Yeah, I’ve been thinking about it, and I think its all bullshit. Its taken me nearly thirty long years to get here, but this is what I think:
I think I will keep you around. If keeping you around means I get to keep having a weekend cocktail with my husband. If it means letting myself absolutely enjoy a slice of birthday cake or a weeknight Baskin-Robbins run with my little family. If it means I can spend my free time growing my mind with a book, or pampering my body with a bubble bath instead of being bored and bitter at the gym because I feel like its what I am “supposed to” do. If keeping you means I get to keep this time in my life where I am so happy, so full, so overflowing to the brim with all the good stuff that I don’t have the energy to worry about getting rid of you, I will do it happily. If it means I am learning to look in the mirror and for once actually love what I see because I think I might be gaining some beauty on the inside and sometimes I think it is actually spilling out a little bit into the outsides. If it means I get to show my daughter that there is literally NO correlation between weight and happiness? I will gladly, enthusiastically, keep you with gusto.

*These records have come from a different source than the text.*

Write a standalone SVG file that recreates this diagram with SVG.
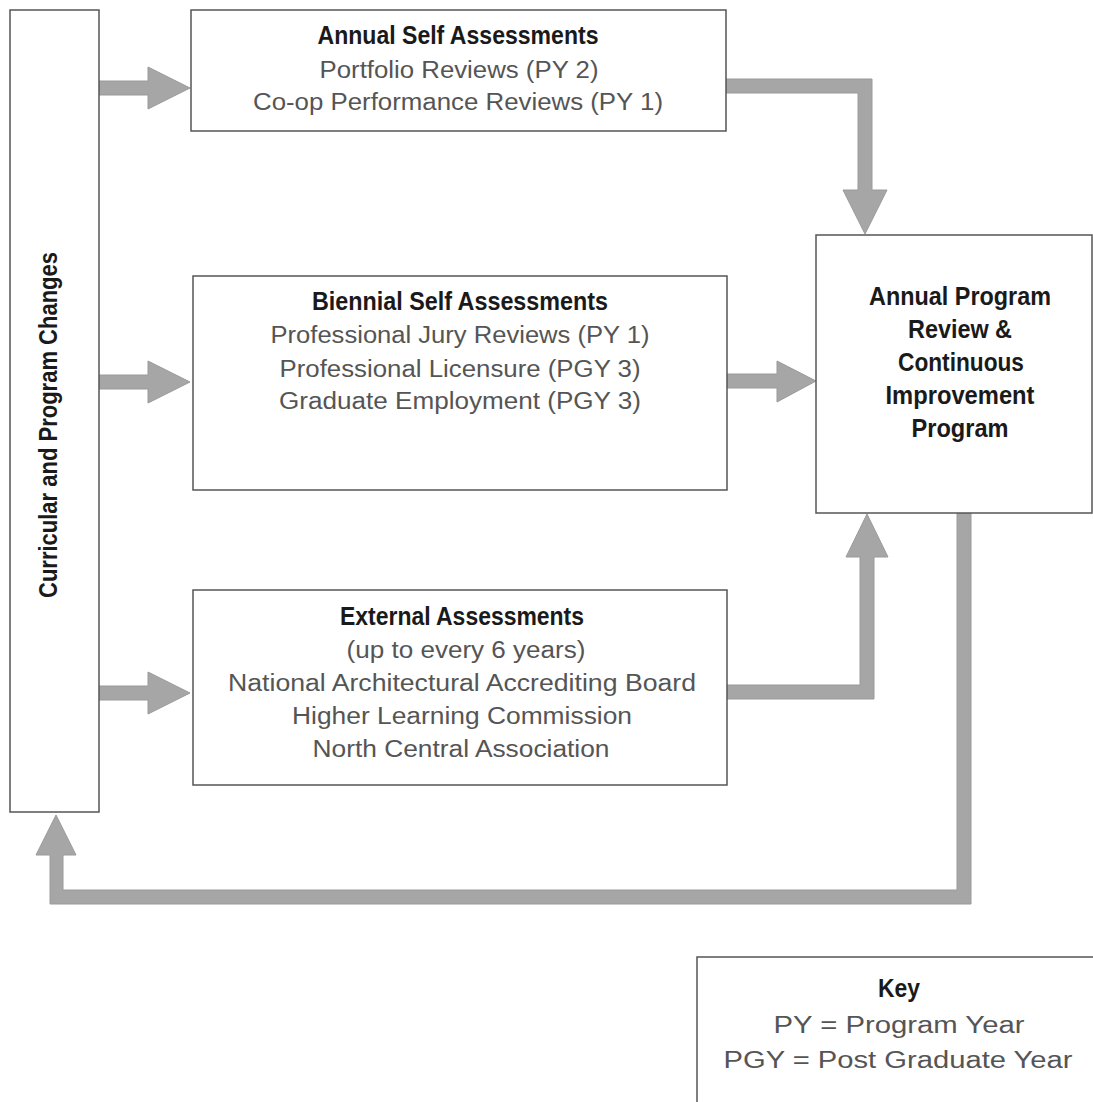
<svg xmlns="http://www.w3.org/2000/svg" width="1093" height="1102" viewBox="0 0 1093 1102">
<style>
.box{fill:#fff;stroke:#555;stroke-width:1.5}
.arr{fill:#a6a6a6;stroke:#9a9a9a;stroke-width:1}
.b{font-family:"Liberation Sans",Arial,sans-serif;font-weight:bold;font-size:26px;fill:#1a1a1a;text-anchor:middle}
.r{font-family:"Liberation Sans",Arial,sans-serif;font-size:23px;fill:#555;text-anchor:middle}
</style>
<rect width="1093" height="1102" fill="#fff"/>
<g id="connectors">
<polygon class="arr" points="98,81 148,81 148,67 190,88 148,109 148,95 98,95"/>
<polygon class="arr" points="98,375 148,375 148,361 190,382 148,403 148,389 98,389"/>
<polygon class="arr" points="98,686 148,686 148,672 190,693 148,714 148,700 98,700"/>
<polygon class="arr" points="726,79 872,79 872,190 887,190 865,234 843,190 858,190 858,93 726,93"/>
<polygon class="arr" points="727,374 777,374 777,361 816,381 777,402 777,388 727,388"/>
<polygon class="arr" points="727,699 874,699 874,557 888,557 867,514 846,557 860,557 860,685 727,685"/>
<polygon class="arr" points="957,513 971,513 971,904 50,904 50,855 36,855 56,815 76,855 63,855 63,890 957,890"/>
</g>
<g id="curricular">
<rect class="box" x="10" y="10" width="89" height="802"/>
<text class="b" transform="translate(57,425) rotate(-90)" textLength="346" lengthAdjust="spacingAndGlyphs">Curricular and Program Changes</text>
</g>
<g id="annual">
<rect class="box" x="191" y="10" width="535" height="121"/>
<text class="b" x="458" y="44" textLength="281" lengthAdjust="spacingAndGlyphs">Annual Self Assessments</text>
<text class="r" x="459" y="78" textLength="279" lengthAdjust="spacingAndGlyphs">Portfolio Reviews (PY 2)</text>
<text class="r" x="458" y="110" textLength="410" lengthAdjust="spacingAndGlyphs">Co-op Performance Reviews (PY 1)</text>
</g>
<g id="biennial">
<rect class="box" x="193" y="276" width="534" height="214"/>
<text class="b" x="460" y="310" textLength="296" lengthAdjust="spacingAndGlyphs">Biennial Self Assessments</text>
<text class="r" x="460" y="343" textLength="379" lengthAdjust="spacingAndGlyphs">Professional Jury Reviews (PY 1)</text>
<text class="r" x="460" y="377" textLength="361" lengthAdjust="spacingAndGlyphs">Professional Licensure (PGY 3)</text>
<text class="r" x="460" y="409" textLength="362" lengthAdjust="spacingAndGlyphs">Graduate Employment (PGY 3)</text>
</g>
<g id="external">
<rect class="box" x="193" y="590" width="534" height="195"/>
<text class="b" x="462" y="625" textLength="244" lengthAdjust="spacingAndGlyphs">External Assessments</text>
<text class="r" x="466" y="658" textLength="239" lengthAdjust="spacingAndGlyphs">(up to every 6 years)</text>
<text class="r" x="462" y="691" textLength="468" lengthAdjust="spacingAndGlyphs">National Architectural Accrediting Board</text>
<text class="r" x="462" y="724" textLength="340" lengthAdjust="spacingAndGlyphs">Higher Learning Commission</text>
<text class="r" x="461" y="757" textLength="297" lengthAdjust="spacingAndGlyphs">North Central Association</text>
</g>
<g id="review">
<rect class="box" x="816" y="235" width="276" height="278"/>
<text class="b" x="960" y="305" textLength="182" lengthAdjust="spacingAndGlyphs">Annual Program</text>
<text class="b" x="960" y="338" textLength="104" lengthAdjust="spacingAndGlyphs">Review &amp;</text>
<text class="b" x="961" y="371" textLength="126" lengthAdjust="spacingAndGlyphs">Continuous</text>
<text class="b" x="960" y="404" textLength="149" lengthAdjust="spacingAndGlyphs">Improvement</text>
<text class="b" x="960" y="437" textLength="97" lengthAdjust="spacingAndGlyphs">Program</text>
</g>
<g id="key">
<path d="M697,1102 V957 H1093" fill="none" stroke="#555" stroke-width="1.5"/>
<text class="b" x="899" y="997" textLength="42" lengthAdjust="spacingAndGlyphs">Key</text>
<text class="r" x="899" y="1033" textLength="251" lengthAdjust="spacingAndGlyphs">PY = Program Year</text>
<text class="r" x="898" y="1068" textLength="349" lengthAdjust="spacingAndGlyphs">PGY = Post Graduate Year</text>
</g>
</svg>
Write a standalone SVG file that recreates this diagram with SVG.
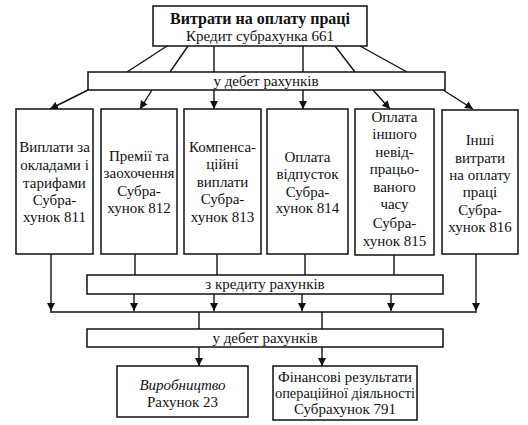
<svg xmlns="http://www.w3.org/2000/svg" width="528" height="425" viewBox="0 0 528 425">
<defs>
<marker id="ah" viewBox="0 0 10 10" refX="10" refY="5" markerWidth="8" markerHeight="8" markerUnits="userSpaceOnUse" orient="auto">
<path d="M0,0 L10,5 L0,10 z" fill="#111"/>
</marker>
<style>
rect{fill:#fff;stroke:#111;stroke-width:1.5}
text{font-family:"Liberation Serif","Times New Roman",serif;font-size:15px;fill:#111;text-anchor:middle}
.b{font-weight:bold;font-size:16px}
.i{font-style:italic}
#connectors line,#connectors polyline{stroke:#111;stroke-width:1.4;fill:none}
.a{marker-end:url(#ah)}
</style>
</defs>
<rect x="0" y="0" width="528" height="425" style="fill:#fff;stroke:none"/>
<g id="connectors">
<line x1="167" y1="46" x2="127" y2="72"/>
<line x1="188" y1="46" x2="170" y2="72"/>
<line x1="214" y1="46" x2="214" y2="72"/>
<line x1="303" y1="46" x2="303" y2="72"/>
<line x1="335" y1="46" x2="355" y2="72"/>
<line x1="360" y1="46" x2="407" y2="72"/>
<line class="a" x1="88" y1="90" x2="50" y2="109"/>
<line class="a" x1="152" y1="90" x2="140" y2="109"/>
<line class="a" x1="214" y1="90" x2="214" y2="109"/>
<line class="a" x1="303" y1="90" x2="303" y2="109"/>
<line class="a" x1="373" y1="90" x2="390" y2="109"/>
<line class="a" x1="443" y1="90" x2="473" y2="109"/>
<line x1="135" y1="254" x2="135" y2="275"/>
<line x1="217" y1="254" x2="217" y2="275"/>
<line x1="305" y1="254" x2="305" y2="275"/>
<line x1="394" y1="254" x2="394" y2="275"/>
<line class="a" x1="51" y1="254" x2="51" y2="311"/>
<line class="a" x1="476" y1="254" x2="476" y2="311"/>
<line class="a" x1="134" y1="294" x2="134" y2="311"/>
<line class="a" x1="214" y1="294" x2="214" y2="311"/>
<line class="a" x1="302" y1="294" x2="302" y2="311"/>
<line class="a" x1="391" y1="294" x2="391" y2="311"/>
<line x1="50" y1="312" x2="477" y2="312"/>
<line x1="199" y1="312" x2="199" y2="329"/>
<line x1="322" y1="312" x2="322" y2="329"/>
<line class="a" x1="199" y1="347" x2="199" y2="366"/>
<line class="a" x1="322" y1="347" x2="322" y2="366"/>
</g>
<g id="top">
<rect x="153" y="6" width="214" height="40"/>
<text class="b" x="260" y="24">Витрати на оплату праці</text>
<text x="260" y="41">Кредит субрахунка 661</text>
</g>
<g id="debet1">
<rect x="88" y="72" width="357" height="18"/>
<text x="266" y="86">у дебет рахунків</text>
</g>
<g id="s811">
<rect x="16" y="109" width="77" height="145"/>
<text x="54.5" y="152">Виплати за</text>
<text x="54.5" y="170">окладами і</text>
<text x="54.5" y="188">тарифами</text>
<text x="54.5" y="205">Субра-</text>
<text x="54.5" y="222">хунок 811</text>
</g>
<g id="s812">
<rect x="101" y="109" width="76" height="145"/>
<text x="139" y="161">Премії та</text>
<text x="139" y="178">заохочення</text>
<text x="139" y="196">Субра-</text>
<text x="139" y="213">хунок 812</text>
</g>
<g id="s813">
<rect x="184" y="109" width="77" height="145"/>
<text x="222.5" y="152">Компенса-</text>
<text x="222.5" y="169">ційні</text>
<text x="222.5" y="187">виплати</text>
<text x="222.5" y="204">Субра-</text>
<text x="222.5" y="222">хунок 813</text>
</g>
<g id="s814">
<rect x="267" y="109" width="81" height="145"/>
<text x="307.5" y="162">Оплата</text>
<text x="307.5" y="179">відпусток</text>
<text x="307.5" y="197">Субра-</text>
<text x="307.5" y="213">хунок 814</text>
</g>
<g id="s815">
<rect x="355" y="109" width="79" height="146"/>
<text x="394.5" y="122">Оплата</text>
<text x="394.5" y="139">іншого</text>
<text x="394.5" y="157">невід-</text>
<text x="394.5" y="174">працьо-</text>
<text x="394.5" y="192">ваного</text>
<text x="394.5" y="209">часу</text>
<text x="394.5" y="228">Субра-</text>
<text x="394.5" y="246">хунок 815</text>
</g>
<g id="s816">
<rect x="442" y="110" width="76" height="144"/>
<text x="480" y="145">Інші</text>
<text x="480" y="163">витрати</text>
<text x="480" y="180">на оплату</text>
<text x="480" y="197">праці</text>
<text x="480" y="215">Субра-</text>
<text x="480" y="232">хунок 816</text>
</g>
<g id="kredit">
<rect x="87" y="275" width="356" height="19"/>
<text x="265" y="289">з кредиту рахунків</text>
</g>
<g id="debet2">
<rect x="87" y="329" width="356" height="18"/>
<text x="265" y="343">у дебет рахунків</text>
</g>
<g id="r23">
<rect x="117" y="366" width="131" height="51"/>
<text class="i" x="182.5" y="390">Виробництво</text>
<text x="182.5" y="407">Рахунок 23</text>
</g>
<g id="s791">
<rect x="273" y="366" width="144" height="54"/>
<text x="345" y="382" textLength="134" lengthAdjust="spacingAndGlyphs">Фінансові результати</text>
<text x="345" y="398" textLength="140" lengthAdjust="spacingAndGlyphs">операційної діяльності</text>
<text x="345" y="414">Субрахунок 791</text>
</g>
</svg>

Now I dance with my daughter every morning. I do yoga every weekday. I am working on my abs and arms – for the purposes of healing diastasis recti for a future baby and allowing me to continue carting around my 30+ lb daughter. It isn’t doing jack shit for the number on the scale. This is the number my body naturally rests at. And while on rare occasions people will comment that I am “so tiny”, certainly nobody is telling me I am anywhere close to “too skinny” anymore. And guess what? For once in my life, I can truly, honestly, with every ounce of my being promise you that I. don’t. care.
My body love hero Erin Brown wrote this recently:
“I have to admit that it is satisfyingly defiant to look at how huge my quads look in my obnoxiously printed spandex gym leggings and simply think, “oh hell yes.” There are a million great ways to be a woman. To be beautiful. To be strong. To be authentic. To be smart. To be powerful. All the things. I want more than anything for our culture to reflect more than a narrow idea of what any of those things looks like. In the mean time, the tiny celebratory fist pump I give myself in my head whenever I’m sincerely proud of my bigness and strength while I’m asked to be tiny and unimposing… feels like a revolution.”
Oh, hell yes. Let the revolution begin.